Sunday, May 25, 2008

Math puzzle: which station? (part 1)

Whoops, looks like I missed this week's regularly scheduled posting. It's late now and I don't feel like typing anything too involved, so here's a neat little math question I've been wondering about.

Environmentalist that I am (or "greentard," as my girlfriend likes to call me1), I like to take the T to work as often as I can. My 90-minute trek starts with a walk to the red line, which I take in to Park Street.2 There are two T stops, Porter and Davis, roughly equidistant from my house; the train going my direction hits Davis first, then Porter. The question is: does it matter which I take?

Here's my thinking. On the one hand, trains run through each station at the same pace, so it shouldn't matter where I wait. If I have to wait an average of X minutes at Porter, I should have to wait the same X minutes, on average, at Davis.

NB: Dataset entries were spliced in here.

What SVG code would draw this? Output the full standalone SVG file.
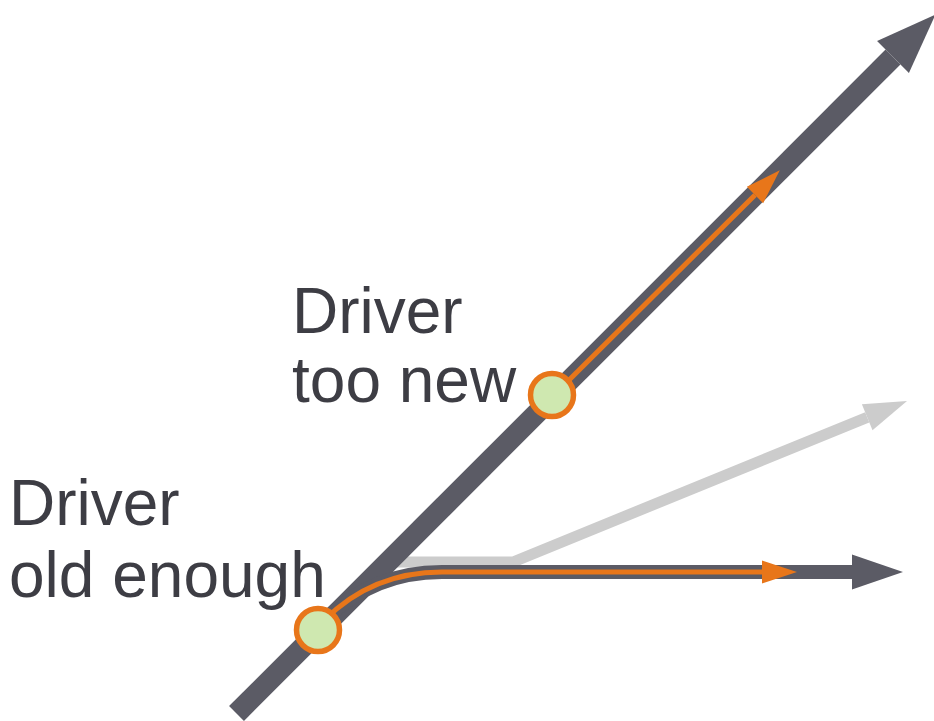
<svg xmlns="http://www.w3.org/2000/svg" width="934" height="721" viewBox="0 0 934 721">
  <style>
    .lbl { font-family: "Liberation Sans", Arial, sans-serif; font-size: 64px; fill: #3d3d44; }
    .dark { fill: none; stroke: #5b5b65; stroke-linecap: butt; }
    .gray { fill: none; stroke: #cccccc; stroke-width: 11; stroke-linejoin: miter; }
    .orange { fill: none; stroke: #e8761a; stroke-width: 5; }
    .node { fill: #cfe8b0; stroke: #e8761a; stroke-width: 5.5; }
  </style>
  <defs>
    <marker id="mMain" markerUnits="userSpaceOnUse" markerWidth="60" markerHeight="45" refX="0" refY="22.5" orient="auto" overflow="visible">
      <path d="M0,0 L60,22.5 L0,45 z" fill="#5b5b65"/>
    </marker>
    <marker id="mDark" markerUnits="userSpaceOnUse" markerWidth="51" markerHeight="35" refX="0" refY="17.5" orient="auto" overflow="visible">
      <path d="M0,0 L51,17.5 L0,35 z" fill="#5b5b65"/>
    </marker>
    <marker id="mGray" markerUnits="userSpaceOnUse" markerWidth="43" markerHeight="28" refX="0" refY="14" orient="auto" overflow="visible">
      <path d="M0,0 L43,14 L0,28 z" fill="#cccccc"/>
    </marker>
    <marker id="mOrange" markerUnits="userSpaceOnUse" markerWidth="35" markerHeight="23" refX="0" refY="11.5" orient="auto" overflow="visible">
      <path d="M0,0 L35,11.5 L0,23 z" fill="#e8761a"/>
    </marker>
  </defs>
  <g id="connectors">
    <path class="gray" d="M395,562 L513,562 L867.2,417.3" marker-end="url(#mGray)"/>
    <path class="dark" stroke-width="21" d="M236.5,713.5 L893,57" marker-end="url(#mMain)"/>
    <path class="dark" stroke-width="14" d="M324.5,620 Q372.5,572 442,572 L852,572" marker-end="url(#mDark)"/>
    <path class="orange" d="M318,627 L324.5,620 Q372.5,572 442,572 L762,572" marker-end="url(#mOrange)"/>
    <path class="orange" d="M552,397 L755,195" marker-end="url(#mOrange)"/>
  </g>
  <g id="node-old-enough">
    <circle class="node" cx="318" cy="630" r="21.5"/>
    <text class="lbl" x="9" y="525">Driver</text>
    <text class="lbl" x="9" y="597">old enough</text>
  </g>
  <g id="node-too-new">
    <circle class="node" cx="552" cy="395" r="21.5"/>
    <text class="lbl" x="292" y="333">Driver</text>
    <text class="lbl" x="292" y="402">too new</text>
  </g>
</svg>
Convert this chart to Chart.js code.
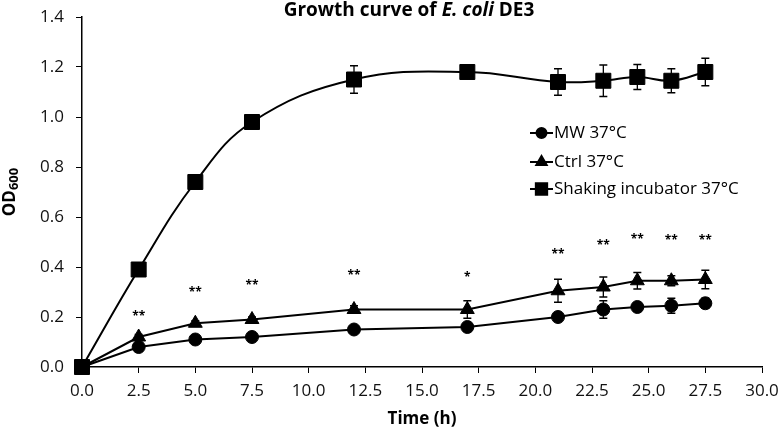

On the other hand, let's imagine that I walk to Davis and get there just in time to see the train pulling out; I missed it by 30 seconds. It takes a minute or two for the train to get to Porter, so if I'd instead gone to that station, I'd get there just before the train; perfect timing!

My hypothesis is that if my schedule and the trains' schedules were completely random, everything would even out and it wouldn't matter which station I went to. But neither one of them is totally random; the trains are relatively regular (every 7 or 8 minutes), and so am I (I try to leave around 7:45 am). If I assume that my time is somewhat synchronized with the trains' — with some randomization, since neither of us are flawless — I bet Porter is the better station. My time cost for being a bit ahead of the train isn't high (30 seconds or a minute), but if I'm a bit behind, I'll catch a train at Porter that I'd miss at Davis.

I'll run some simulations; stay tuned for the results next week.

Apologies if this post is badly written; the timestamp is my excuse.

[1] She stole this term shamelessly from Fake Steve Jobs.
[2] Sic. Remind me to write about my conundrum regarding "in to" and "into" soon.